Kamala Harris a réussi à mettre Donald Trump sur la défensive pendant toute la durée du débat. L’ancien président a tenté de réfuter les attaques de sa rivale, mais a semblé désorienté et, surtout, furieux. Il faut dire que Harris ne lui a pas fait de quartier, affirmant d’abord que ses partisans quittaient ses rassemblements « par épuisement et ennui », puis que les dirigeants de la planète se moquaient carrément de lui. En s’attaquant à l’ego de son rival, Kamala Harris savait qu’elle lui ferait mal. Elle ne s’est pas gênée une seconde.

Laura-Julie Perreault

Kamala Harris a remporté le débat haut la main. En fait, c’était presque un hold-up ! Elle a à la fois parlé de son plan, fait le procès de Donald Trump en bonne et due forme et s’est montrée présidentiable tout au long des 107 minutes du débat. Cela dit, elle aurait pu en faire plus pour s’adresser aux jeunes électeurs et à la frange la plus à gauche de la société américaine, mais ça ne semble pas avoir découragé Taylor Swift, qui lui a accordé son appui quelques minutes après la fin du débat.
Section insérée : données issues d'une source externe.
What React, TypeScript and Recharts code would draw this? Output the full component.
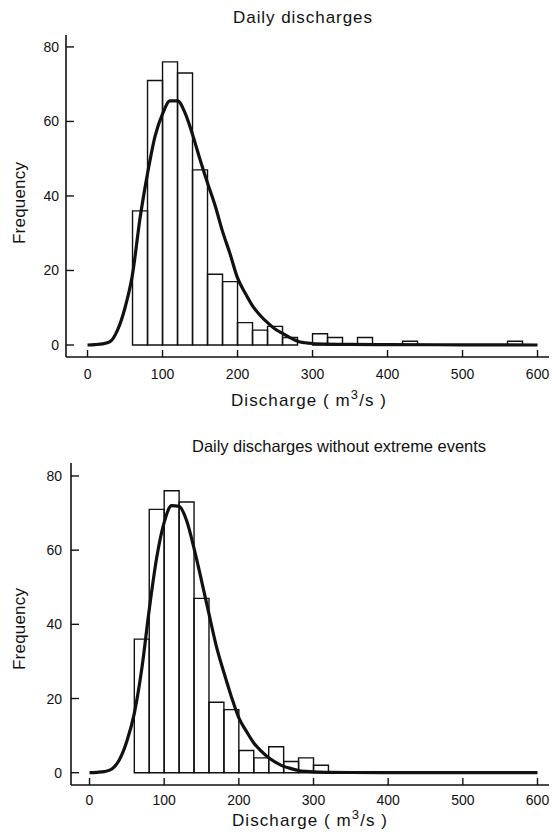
import React from 'react';
import { ComposedChart, Line, XAxis, YAxis, ReferenceArea } from 'recharts';

// axis ticks (same for both panels)
const xTicks = [0, 100, 200, 300, 400, 500, 600];
const yTicks = [0, 20, 40, 60, 80];
const binWidth = 20;

// panel 1: daily discharges (only non-empty bins listed)
const allBinStarts = [60, 80, 100, 120, 140, 160, 180, 200, 220, 240, 260, 300, 320, 360, 420, 560];
const allCounts = [36, 71, 76, 73, 47, 19, 17, 6, 4, 5, 2, 3, 2, 2, 1, 1];
const allCurveX = [0, 10, 20, 30, 40, 50, 60, 70, 80, 90, 100, 110, 120, 130, 140, 150, 160, 170, 180, 190, 200, 210, 220, 230, 240, 250, 260, 270, 280, 290, 300, 320, 350, 400, 500, 600];
const allCurveY = [0, 0.1, 0.3, 0.9, 4, 10, 19, 34, 46, 56, 62, 65.5, 65.5, 62.3, 56.5, 49.8, 43.5, 37.5, 30.5, 24.5, 18, 14, 10.5, 8, 6, 4.3, 3.1, 2, 1, 0.6, 0.4, 0.25, 0.15, 0.1, 0.05, 0];

// panel 2: daily discharges without extreme events
const trimBinStarts = [60, 80, 100, 120, 140, 160, 180, 200, 220, 240, 260, 280, 300];
const trimCounts = [36, 71, 76, 73, 47, 19, 17, 6, 4, 7, 3, 4, 2];
const trimCurveX = [0, 10, 20, 30, 40, 50, 60, 70, 80, 90, 100, 110, 120, 130, 140, 150, 160, 170, 180, 190, 200, 210, 220, 230, 240, 250, 260, 270, 280, 290, 300, 320, 350, 400, 500, 600];
const trimCurveY = [0, 0.1, 0.3, 1, 3.5, 8.5, 16, 28, 44, 58, 67.5, 72, 71.8, 68, 60.5, 51.8, 42.8, 34, 27, 20.5, 14.8, 11.2, 8, 5.8, 4, 2.7, 1.7, 1.1, 0.6, 0.35, 0.2, 0.1, 0.05, 0.02, 0, 0];

const FONT = '"Liberation Sans", Arial, sans-serif';
const INK = '#111';

const XTick = ({ x, y, payload, gap }: any) => (
  <g>
    <line x1={x} x2={x} y1={y - gap} y2={y - gap - 7} stroke={INK} strokeWidth={1.4} />
    <text x={x} y={y} dy="0.71em" textAnchor="middle" fontSize={14} fontFamily={FONT} fill={INK}>
      {payload.value}
    </text>
  </g>
);

const YTick = ({ x, y, payload, gap }: any) => (
  <g>
    <line x1={x + gap} x2={x + gap + 8} y1={y} y2={y} stroke={INK} strokeWidth={1.4} />
    <text x={x} y={y} dy={5} textAnchor="end" fontSize={14} fontFamily={FONT} fill={INK}>
      {payload.value}
    </text>
  </g>
);

interface PanelProps {
  binStarts: number[];
  counts: number[];
  curveX: number[];
  curveY: number[];
  height: number;
  top: number;
  yAxisWidth: number;
  xAxisHeight: number;
  xDomain: [number, number];
  yDomain: [number, number];
  xGap: number;
  yGap: number;
}

function Panel(p: PanelProps) {
  const data = p.curveX.map((x, i) => ({ x, y: p.curveY[i] }));
  return (
    <ComposedChart
      width={552}
      height={p.height}
      data={data}
      margin={{ top: p.top, right: 3, bottom: 0, left: 0 }}
    >
      <XAxis
        dataKey="x"
        type="number"
        domain={p.xDomain}
        ticks={xTicks}
        interval={0}
        allowDataOverflow
        height={p.xAxisHeight}
        tickSize={0}
        tickMargin={p.xGap}
        tickLine={false}
        axisLine={{ stroke: INK, strokeWidth: 1.6 }}
        tick={(props: any) => <XTick {...props} gap={p.xGap} />}
      />
      <YAxis
        type="number"
        domain={p.yDomain}
        ticks={yTicks}
        interval={0}
        allowDataOverflow
        width={p.yAxisWidth}
        tickSize={0}
        tickMargin={p.yGap}
        tickLine={false}
        axisLine={{ stroke: INK, strokeWidth: 1.6 }}
        tick={(props: any) => <YTick {...props} gap={p.yGap} />}
      />
      {p.binStarts.map((b, i) => (
        <ReferenceArea
          key={b}
          x1={b}
          x2={b + binWidth}
          y1={0}
          y2={p.counts[i]}
          stroke={INK}
          strokeWidth={1.4}
          fill="none"
          fillOpacity={0}
          strokeOpacity={1}
        />
      ))}
      <Line
        dataKey="y"
        type="monotone"
        stroke={INK}
        strokeWidth={3.2}
        dot={false}
        activeDot={false}
        isAnimationActive={false}
      />
    </ComposedChart>
  );
}

const txt = { fontFamily: FONT, fill: INK } as const;

export default function App() {
  return (
    <div style={{ position: 'fixed', left: 0, top: 0, width: 552, height: 835, background: '#fff' }}>
      <div style={{ position: 'absolute', left: 0, top: 0 }}>
        <Panel
          binStarts={allBinStarts}
          counts={allCounts}
          curveX={allCurveX}
          curveY={allCurveY}
          height={420}
          top={35}
          yAxisWidth={66}
          xAxisHeight={63}
          xDomain={[-28.7, 615.3]}
          yDomain={[-3.22, 83.2]}
          xGap={12}
          yGap={7}
        />
      </div>
      <div style={{ position: 'absolute', left: 0, top: 420 }}>
        <Panel
          binStarts={trimBinStarts}
          counts={trimCounts}
          curveX={trimCurveX}
          curveY={trimCurveY}
          height={415}
          top={43}
          yAxisWidth={71}
          xAxisHeight={50}
          xDomain={[-24.8, 615.4]}
          yDomain={[-3.32, 83.5]}
          xGap={10}
          yGap={9}
        />
      </div>
      {/* titles and axis labels */}
      <svg width={552} height={835} style={{ position: 'absolute', left: 0, top: 0, pointerEvents: 'none' }}>
        <text x={233} y={23} fontSize={17} textLength={139} lengthAdjust="spacing" {...txt}>
          Daily discharges
        </text>
        <text x={192} y={452} fontSize={16.5} textLength={294} lengthAdjust="spacing" {...txt}>
          Daily discharges without extreme events
        </text>
        <text transform="translate(25,203) rotate(-90)" textAnchor="middle" fontSize={17} textLength={82} lengthAdjust="spacing" {...txt}>
          Frequency
        </text>
        <text transform="translate(25,629) rotate(-90)" textAnchor="middle" fontSize={17} textLength={82} lengthAdjust="spacing" {...txt}>
          Frequency
        </text>
        <text x={231} y={406} fontSize={17} textLength={155} lengthAdjust="spacing" {...txt}>
          Discharge ( m<tspan dy={-7} fontSize={13}>3</tspan><tspan dy={7}>/s )</tspan>
        </text>
        <text x={232} y={826} fontSize={17} textLength={155} lengthAdjust="spacing" {...txt}>
          Discharge ( m<tspan dy={-7} fontSize={13}>3</tspan><tspan dy={7}>/s )</tspan>
        </text>
      </svg>
    </div>
  );
}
Les présentateurs d’ABC méritent aussi une médaille pour avoir mis les deux candidats devant leurs contradictions et relevé les mensonges et les inexactitudes tout au long du débat sans perdre le rythme.

Alexandre Sirois

Je triche et je nomme : Joe Biden. On lui a forcé la main, c’est vrai, mais il a tout de même choisi de céder sa place à Kamala Harris. Et à la lumière du débat, il a gagné son pari. Jamais il n’aurait pu livrer une aussi bonne performance qu’elle. Elle a à la fois pu tenir tête à Donald Trump et prouver qu’elle a l’étoffe d’une présidente.